Il sera par la suite évêque d’Évreux pendant 12 ans, de 1982 à 1994, avant d’être délogé de son diocèse par le Vatican, par décision papale (ou de son entourage) en janvier 1995, une décision qui allait l’ébranler, même si son univers se situait bien au-delà de l’église et de ses turpitudes. Gaillot s’inspirait de la théologie de la libération pratiquée par des prêtres humanistes en Amérique latine, dont Don Helder Camara au Brésil, et ses combats comme sa surface médiatique indisposaient la Vaticanerie et les dignitaires d’une église au service des puissants et d’une bourgeoisie catholique peu portée à l’indulgence vis-à-vis des franc-tireurs à la Gaillot. Le président des évêques de France avait jugé intolérable son attitude et ses prises de parole, accusé de se faire de la publicité sur le dos des pauvres ; ces pauvres à qui toutes les églises ont toujours prêché la résignation.
Il est nommé à la tête d’un diocèse qui n’existe plus depuis le V° siècle, celui de Partenia, en Mauritanie. Une situation kafkaïenne qui va très loin dans l’absurde, contenant aussi une dimension punitive et humiliante dont, sans être naïf, on n’aurait pas cru l’église capable. Il faut dire que Jean-Paul II, un anticommuniste farouche fervent partisan en son temps des Reagan et Thatcher, est à la tête de l’institution et n’y va pas de main morte, sous des dehors débonnaires. «N’y allons pas par quatre chemins, je me suis fait virer », dira-t-il, lucidement, à la presse (France Soir, janvier 2005). Notre homme avait aussi son franc-parler. Il remerciera plus tard le Vatican en disant, avec pas mal d’ironie : « grâce à Partenia, j’ai rencontré des gens que je n’aurais jamais rencontré autrement. Les exclus me sentent à eux ». (L’Humanité).
Ça s’arrangera un peu avec le pape François (premier?) qui le recevra en septembre 2015. Il pourra à nouveau plaider la cause des divorcés, des homosexuels et des immigrés, avec la ferveur qui l’a toujours caractérisé. Il admettra l’erreur d’avoir accueilli dans son diocèse un prêtre canadien coupable d’actes pédophiles, se défendant en disant que l’église fonctionnait ainsi. Un peu court.

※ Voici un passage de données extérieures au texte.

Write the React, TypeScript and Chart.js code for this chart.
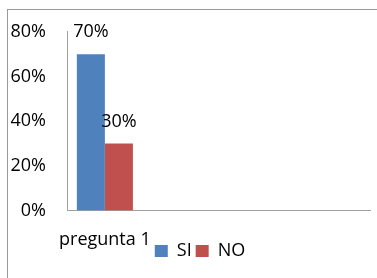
import React, { useEffect, useRef } from "react";
import { Chart, registerables } from "chart.js";

Chart.register(...registerables);

const categories = ["pregunta 1", "", "", ""];
const siValues = [70, null, null, null];
const noValues = [30, null, null, null];
const seriesNames = ["SI", "NO"];
const yTicks = [0, 20, 40, 60, 80];

const FONT = "'Open Sans', 'Noto Sans', sans-serif";

const dataLabelPlugin = {
  id: "dataLabels",
  afterDatasetsDraw(chart: any) {
    const ctx = chart.ctx;
    ctx.save();
    ctx.font = `18px ${FONT}`;
    ctx.fillStyle = "#000";
    ctx.textAlign = "center";
    ctx.textBaseline = "middle";
    chart.data.datasets.forEach((ds: any, di: number) => {
      const meta = chart.getDatasetMeta(di);
      meta.data.forEach((el: any, i: number) => {
        const v = ds.data[i];
        if (v === null || v === undefined) return;
        ctx.fillText(v + "%", el.x, el.y - 22);
      });
    });
    ctx.restore();
  },
};

// place the legend where the reference has it (slightly overlapping the category label band)
const legendPlacePlugin = {
  id: "legendPlace",
  afterLayout(chart: any) {
    const l = chart.legend;
    if (!l) return;
    const h = l.bottom - l.top;
    l.top = 238;
    l.bottom = 238 + h;
    l.left = 15;
    l.right = 385;
  },
};

export default function App() {
  const ref = useRef<HTMLCanvasElement | null>(null);
  useEffect(() => {
    if (!ref.current) return;
    const chart = new Chart(ref.current, {
      type: "bar",
      data: {
        labels: categories,
        datasets: [
          {
            label: seriesNames[0],
            data: siValues,
            backgroundColor: "#4f81bd",
            categoryPercentage: 0.74,
            barPercentage: 1,
          },
          {
            label: seriesNames[1],
            data: noValues,
            backgroundColor: "#c0504d",
            categoryPercentage: 0.74,
            barPercentage: 1,
          },
        ],
      },
      options: {
        responsive: false,
        animation: false,
        devicePixelRatio: 1,
        layout: { padding: { left: 0, right: 7, top: 28, bottom: -24 } },
        plugins: {
          tooltip: { enabled: false },
          legend: {
            position: "bottom",
            align: "center",
            labels: {
              font: { family: FONT, size: 18 },
              color: "#000",
              boxWidth: 13,
              boxHeight: 12,
              padding: 4,
            },
          },
        },
        scales: {
          x: {
            grid: { display: false, drawTicks: false },
            border: { display: true, color: "#a0a0a0", width: 1 },
            ticks: {
              font: { family: FONT, size: 18 },
              color: "#000",
              padding: 19,
              maxRotation: 0,
              minRotation: 0,
              autoSkip: false,
            },
          },
          y: {
            min: 0,
            max: 80,
            grid: { display: false, drawTicks: false },
            border: { display: true, color: "#a0a0a0", width: 1 },
            afterBuildTicks(scale: any) {
              scale.ticks = yTicks.map((v) => ({ value: v }));
            },
            ticks: {
              stepSize: 20,
              font: { family: FONT, size: 18 },
              color: "#000",
              padding: 21,
              callback: (v: any) => v + "%",
            },
            afterFit(scale: any) {
              scale.width = 67;
            },
          },
        },
      },
      plugins: [dataLabelPlugin, legendPlacePlugin],
    });
    return () => chart.destroy();
  }, []);

  return (
    <div
      style={{
        position: "absolute",
        left: 0,
        top: 0,
        width: 377,
        height: 278,
        background: "#fff",
        overflow: "hidden",
      }}
    >
      <div style={{ position: "absolute", left: 7, top: 9, width: 370, height: 1, background: "#999" }} />
      <div style={{ position: "absolute", left: 7, top: 9, width: 1, height: 269, background: "#999" }} />
      <canvas
        ref={ref}
        width={377}
        height={278}
        style={{ position: "absolute", left: 0, top: 0, width: 377, height: 278 }}
      />
    </div>
  );
}
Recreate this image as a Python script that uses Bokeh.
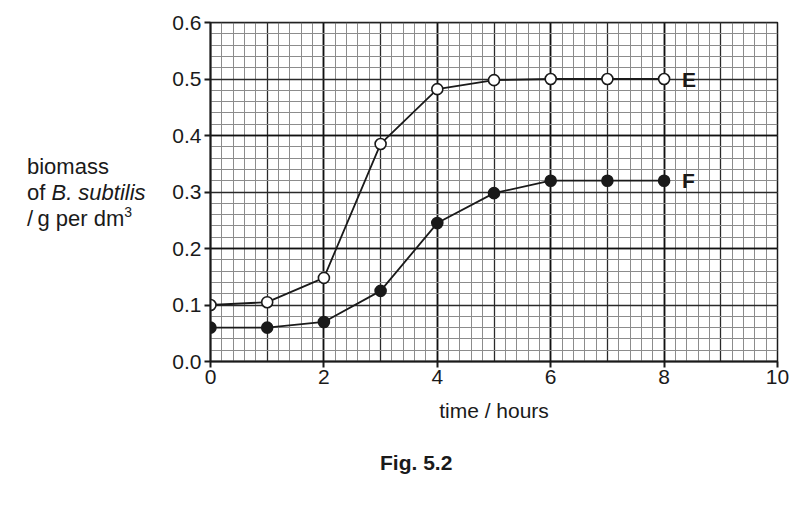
from bokeh.plotting import figure
from bokeh.models import (ColumnDataSource, Label, FixedTicker, Grid,
                          NumeralTickFormatter, Range1d, Div)
from bokeh.layouts import row, column
from bokeh.embed import file_html
from bokeh.resources import INLINE

# data
hours = [0, 1, 2, 3, 4, 5, 6, 7, 8]
biomass_E = [0.100, 0.105, 0.148, 0.385, 0.482, 0.498, 0.500, 0.500, 0.500]
biomass_F = [0.060, 0.060, 0.070, 0.125, 0.245, 0.298, 0.320, 0.320, 0.320]
series_names = ["E", "F"]
x_ticks = [0, 2, 4, 6, 8, 10]
y_ticks = [0.0, 0.1, 0.2, 0.3, 0.4, 0.5, 0.6]

FONT = "Liberation Sans"
INK = "#1a1a1a"

src = ColumnDataSource(dict(x=hours, e=biomass_E, f=biomass_F))

p = figure(width=631, height=440, output_backend="svg", toolbar_location=None,
           x_range=Range1d(0, 10), y_range=Range1d(0, 0.6),
           min_border_left=50, min_border_right=14,
           min_border_top=22, min_border_bottom=79)
p.outline_line_color = INK
p.outline_line_width = 1.5
p.xgrid.visible = False
p.ygrid.visible = False

# graph paper grid: fine, unit and every-two lines
fine_x = [i * 0.2 for i in range(51)]
fine_y = [i * 0.02 for i in range(31)]
unit_x = list(range(11))
unit_y = [i * 0.1 for i in range(7)]
for dim, fine, unit, bold in ((0, fine_x, unit_x, x_ticks),
                              (1, fine_y, unit_y, y_ticks[::2])):
    p.add_layout(Grid(dimension=dim, ticker=FixedTicker(ticks=fine),
                      grid_line_color="#8c8c8c", grid_line_width=1))
    p.add_layout(Grid(dimension=dim, ticker=FixedTicker(ticks=unit),
                      grid_line_color="#2a2a2a", grid_line_width=1.3))
    p.add_layout(Grid(dimension=dim, ticker=FixedTicker(ticks=bold),
                      grid_line_color="#111111", grid_line_width=1.7))

# axes
p.xaxis.ticker = FixedTicker(ticks=x_ticks)
p.yaxis.ticker = FixedTicker(ticks=y_ticks)
p.yaxis.formatter = NumeralTickFormatter(format="0.0")
for ax in (p.xaxis, p.yaxis):
    ax.axis_line_color = INK
    ax.axis_line_width = 2
    ax.major_tick_line_color = INK
    ax.major_tick_line_width = 2
    ax.major_tick_out = 6
    ax.major_tick_in = 0
    ax.minor_tick_line_color = None
    ax.major_label_text_font = FONT
    ax.major_label_text_font_size = "21px"
    ax.major_label_text_color = INK
p.xaxis.major_label_standoff = 2
p.yaxis.major_label_standoff = 3
p.xaxis.axis_label = "time / hours"
p.xaxis.axis_label_text_font = FONT
p.xaxis.axis_label_text_font_size = "21px"
p.xaxis.axis_label_text_font_style = "normal"
p.xaxis.axis_label_text_color = INK
p.xaxis.axis_label_standoff = 12

# curves
p.line("x", "e", source=src, line_color=INK, line_width=1.8)
p.line("x", "f", source=src, line_color=INK, line_width=1.8)
p.scatter("x", "e", source=src, size=11, fill_color="white",
          line_color=INK, line_width=1.6)
p.scatter("x", "f", source=src, size=11, fill_color=INK,
          line_color=INK, line_width=1.6)

# series labels
for name, ys in zip(series_names, [biomass_E, biomass_F]):
    p.add_layout(Label(x=hours[-1], y=ys[-1], text=name, x_offset=18,
                       text_baseline="middle", text_font=FONT,
                       text_font_size="21px", text_font_style="bold",
                       text_color=INK))

# y title (three lines, italic species name, superscript) and caption
ylab = Div(width=160, height=440, margin=0, text=(
    f"<div style='padding:154px 0 0 27px; font:22px \"{FONT}\"; "
    f"line-height:26px; color:{INK}; white-space:nowrap'>"
    "biomass<br>of <i>B. subtilis</i><br>/\u2009g per dm"
    "<span style='font-size:14px; position:relative; top:-9px'>3</span>"
    "</div>"))
caption = Div(width=791, height=50, margin=0, text=(
    f"<div style='padding:11px 0 0 380px; font:bold 21px \"{FONT}\"; "
    f"line-height:24px; color:{INK}; white-space:nowrap'>Fig. 5.2</div>"))

layout = column(row(ylab, p, spacing=0), caption, spacing=0)

open("out.html", "w").write(file_html(layout, INLINE))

Je pense à mon ami Gérard, qui l’avait bien connu et qui n’a jamais été avare d’anecdotes à son sujet. Gaillot lui envoyait toujours une carte de vœux à la nouvelle année. Fidèle, jusqu’au bout.
Respect Monseigneur !
19 avril 2023
Monseigneur Gaillot était membre du Comité de soutien de l’association « Citoyens du monde » . Albert Jacquard aussi.. De même que le père Joseph Wresinski, fondateur de « ATD Quart Monde », Edgar Morin, Georges Moustaki et beaucoup d’autres.
Comme je ne vis plus en France depuis 1971, je ne connaissais pas. Merci.